When they released the Kraken to the public, along with their team colors and stylized "S" logo, Seattle had each portion of their brand, reasoning, color choices, and other elements ready to be explained in a day of online posts, promo videos, graphics, and other materials to drive conversation in the direction the organization desired. Even following the official announcement, naysayers themselves spun positive messages into their discourse saying "They went big. They went bold."
As Seattle Times columnist Larry Stone wrote, "They knew a backlash of some sort was inevitable, and forged ahead anyway. Daring, fearlessness, the courage of one’s convictions — those are the sort of qualities that bode well for an expansion franchise that can’t afford to be risk averse as it tries to make its mark in the NHL."
The difference was, Seattle had all the pieces in place, and they were secretive. If a portion of their secret was going to be released, they padded it with alternatives and connected with media to engage fans in the process. It's known that the release of new names and logos, which has been studied in various sports, is not an easy process. It's a lesson the PWHL learned the hard way.
"New teams have the unique challenge of developing a brand that goes from an unknown quantity to something people care about within their community," Davies, Blaszka, and Armstrong wrote in another paper in 2023 titled "Exploring the managerial perspective on developing a new sport team brand."
The PWHL was facing a unique challenge. First, they didn't have the time Seattle's NHL group had as an official organization. The PWHL was hiring staff while Seattle was strategizing on every step of their brand. Next, they weren't starting from scratch. Rather, they were deleting five established brands, beloved by many, including the Minnesota Whitecaps, Metropolitan Riveters, Toronto Six, Montreal Force, and Boston Pride to replace them with unknowns. When the PWHL began by teasing color schemes, those colors had no connection to a logo or team name, and to date, still don't. When the names leaked, there were no alternatives unlike with Seattle's strategy. When the league unveiled jerseys, there were no names or logos, only generic jerseys with the market name diagonally, integrating the originally displayed colors. Later, the PWHL released merchandise that showed no connection to those colors, or in many cases the teams at all. At times the merchandise was duplicated identically across markets drawing criticism as the apparel did not represent the city or colors in any way. As researchers have found, inconsistency of this kind, without a clear and concise plan, can impact fan base development.
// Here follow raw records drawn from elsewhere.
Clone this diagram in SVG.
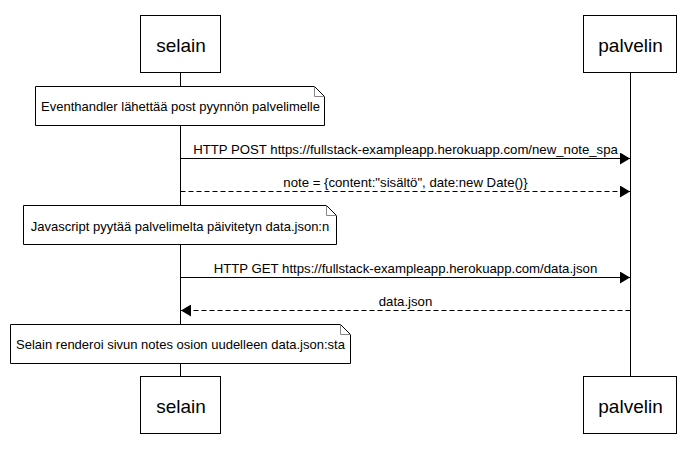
<svg xmlns="http://www.w3.org/2000/svg" width="692" height="457" viewBox="0 0 692 457">
<defs>
<style>
.actor{fill:#fff;stroke:#000;stroke-width:1}
.atxt{font-family:"Liberation Sans",Arial,sans-serif;font-size:19px;fill:#000;text-anchor:middle}
.note{fill:#fff;stroke:#000;stroke-width:1}
.fold{fill:none;stroke:#888;stroke-width:1}
.ntxt{font-family:"Liberation Sans",Arial,sans-serif;font-size:13px;fill:#000;text-anchor:middle}
.mtxt{font-family:"Liberation Sans",Arial,sans-serif;font-size:13.2px;fill:#000;text-anchor:middle}
.life{stroke:#000;stroke-width:1}
.msg{stroke:#000;stroke-width:1;fill:none}
.dash{stroke-dasharray:5,3}
</style>
<marker id="ah" viewBox="0 0 10 12" refX="10" refY="6" markerWidth="10" markerHeight="12" markerUnits="userSpaceOnUse" orient="auto">
<path d="M0,0 L10,6 L0,12 z" fill="#000"/>
</marker>
</defs>
<g id="lifelines">
<line class="life" x1="180.5" y1="72.5" x2="180.5" y2="376.5"/>
<line class="life" x1="630.5" y1="72.5" x2="630.5" y2="376.5"/>
</g>
<g id="selain-top"><rect class="actor" x="140.5" y="15.5" width="80" height="57"/><text class="atxt" x="181" y="51.5">selain</text></g>
<g id="palvelin-top"><rect class="actor" x="583.5" y="15.5" width="93" height="57"/><text class="atxt" x="630.5" y="51.5">palvelin</text></g>
<g id="note1">
<path class="note" d="M35.5,86.5 H314.5 L324.5,96.5 V125.5 H35.5 Z"/>
<path class="fold" d="M314.5,86.5 V96.5 H324.5"/>
<text class="ntxt" x="180.5" y="111">Eventhandler lähettää post pyynnön palvelimelle</text>
</g>
<g id="note2">
<path class="note" d="M23.5,205.5 H326.5 L336.5,215.5 V244.5 H23.5 Z"/>
<path class="fold" d="M326.5,205.5 V215.5 H336.5"/>
<text class="ntxt" x="180" y="230.5">Javascript pyytää palvelimelta päivitetyn data.json:n</text>
</g>
<g id="note3">
<path class="note" d="M10.5,324.5 H340.5 L350.5,334.5 V363.5 H10.5 Z"/>
<path class="fold" d="M340.5,324.5 V334.5 H350.5"/>
<text class="ntxt" x="180.5" y="349">Selain renderoi sivun notes osion uudelleen data.json:sta</text>
</g>
<g id="connectors">
<line class="msg" x1="180.5" y1="158.5" x2="630" y2="158.5" marker-end="url(#ah)"/>
<text class="mtxt" x="405.5" y="153.5">HTTP POST https://fullstack-exampleapp.herokuapp.com/new_note_spa</text>
<line class="msg dash" x1="180.5" y1="191.5" x2="630" y2="191.5" marker-end="url(#ah)"/>
<text class="mtxt" x="405.5" y="186.5">note = {content:"sisältö", date:new Date()}</text>
<line class="msg" x1="180.5" y1="277.5" x2="630" y2="277.5" marker-end="url(#ah)"/>
<text class="mtxt" x="405.5" y="272.5">HTTP GET https://fullstack-exampleapp.herokuapp.com/data.json</text>
<line class="msg dash" x1="630.5" y1="310.5" x2="181" y2="310.5" marker-end="url(#ah)"/>
<text class="mtxt" x="405.5" y="305.5">data.json</text>
</g>
<g id="selain-bottom"><rect class="actor" x="140.5" y="376.5" width="80" height="57"/><text class="atxt" x="181" y="412.5">selain</text></g>
<g id="palvelin-bottom"><rect class="actor" x="583.5" y="376.5" width="93" height="57"/><text class="atxt" x="630.5" y="412.5">palvelin</text></g>
</svg>
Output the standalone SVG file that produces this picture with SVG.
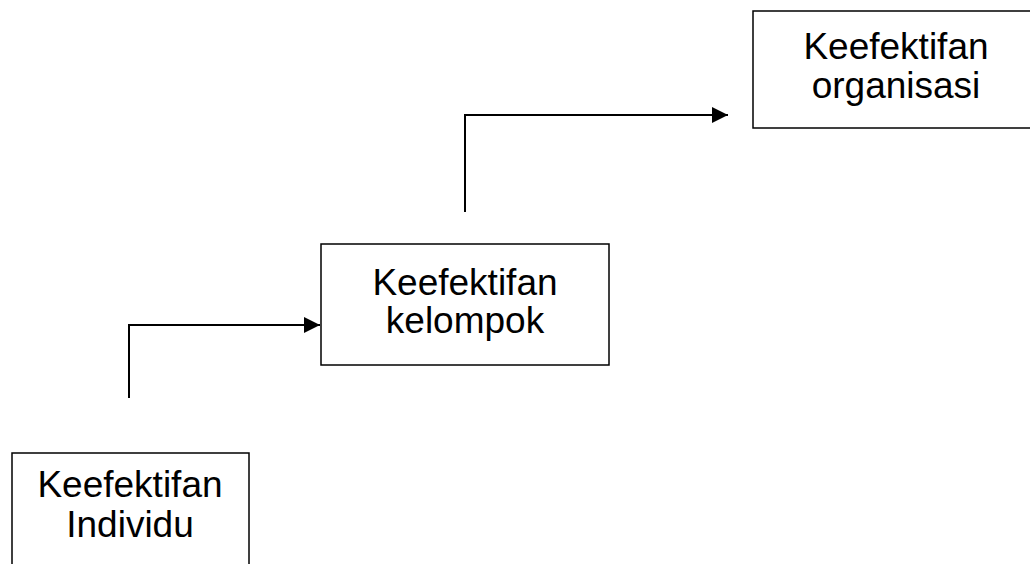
<svg xmlns="http://www.w3.org/2000/svg" width="1030" height="564" viewBox="0 0 1030 564">
<style>
.box{fill:#fff;stroke:#000;stroke-width:1.5}
.lbl{font-family:"Liberation Sans",Arial,sans-serif;font-size:37px;fill:#000;text-anchor:middle}
.con{fill:none;stroke:#000;stroke-width:2}
</style>
<defs>
<marker id="arr" markerUnits="userSpaceOnUse" markerWidth="16" markerHeight="16" refX="16" refY="8" orient="auto">
<path d="M0,0 L16,8 L0,16 Z" fill="#000"/>
</marker>
</defs>
<rect width="1030" height="564" fill="#fff"/>
<g id="connectors">
<path class="con" d="M129,398 V325 H320" marker-end="url(#arr)"/>
<path class="con" d="M465,212 V115 H728" marker-end="url(#arr)"/>
</g>
<g id="node-organisasi">
<rect class="box" x="753" y="11" width="286" height="117"/>
<text class="lbl" x="896" y="59">Keefektifan</text>
<text class="lbl" x="896" y="98">organisasi</text>
</g>
<g id="node-kelompok">
<rect class="box" x="321" y="244" width="288" height="121"/>
<text class="lbl" x="465" y="295">Keefektifan</text>
<text class="lbl" x="465" y="333">kelompok</text>
</g>
<g id="node-individu">
<rect class="box" x="12" y="453" width="237" height="130"/>
<text class="lbl" x="130" y="497">Keefektifan</text>
<text class="lbl" x="130" y="537">Individu</text>
</g>
</svg>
"When new sport organizations project inconsistent brand identities to the marketplace, the lack of clarity and vision can compound the difficulty in forming viable fan bases," researchers have stated.
Despite these misteps, the PWHL filled buildings, and built bridges in the opening week of play. Fans bought merchandise, and fandom grew online and in person. Soon however, the PWHL will be stepping back up to the plate to attempt a second swing at logos and names to further tie the brands they are building to the markets they're in. This time, the league can't afford to miss, and hopefully can learn from the process the Seattle Kraken undertook. A large chunk of this phase will now be overseen by Amy Scheer, the league's senior vice president of business operations, who was hired the day after the leaked names emerged.
Whether it's the Echo, Torch, Alert, Wicked, Superior, and Sound...or six other names, the PWHL needs to get their next attempt right.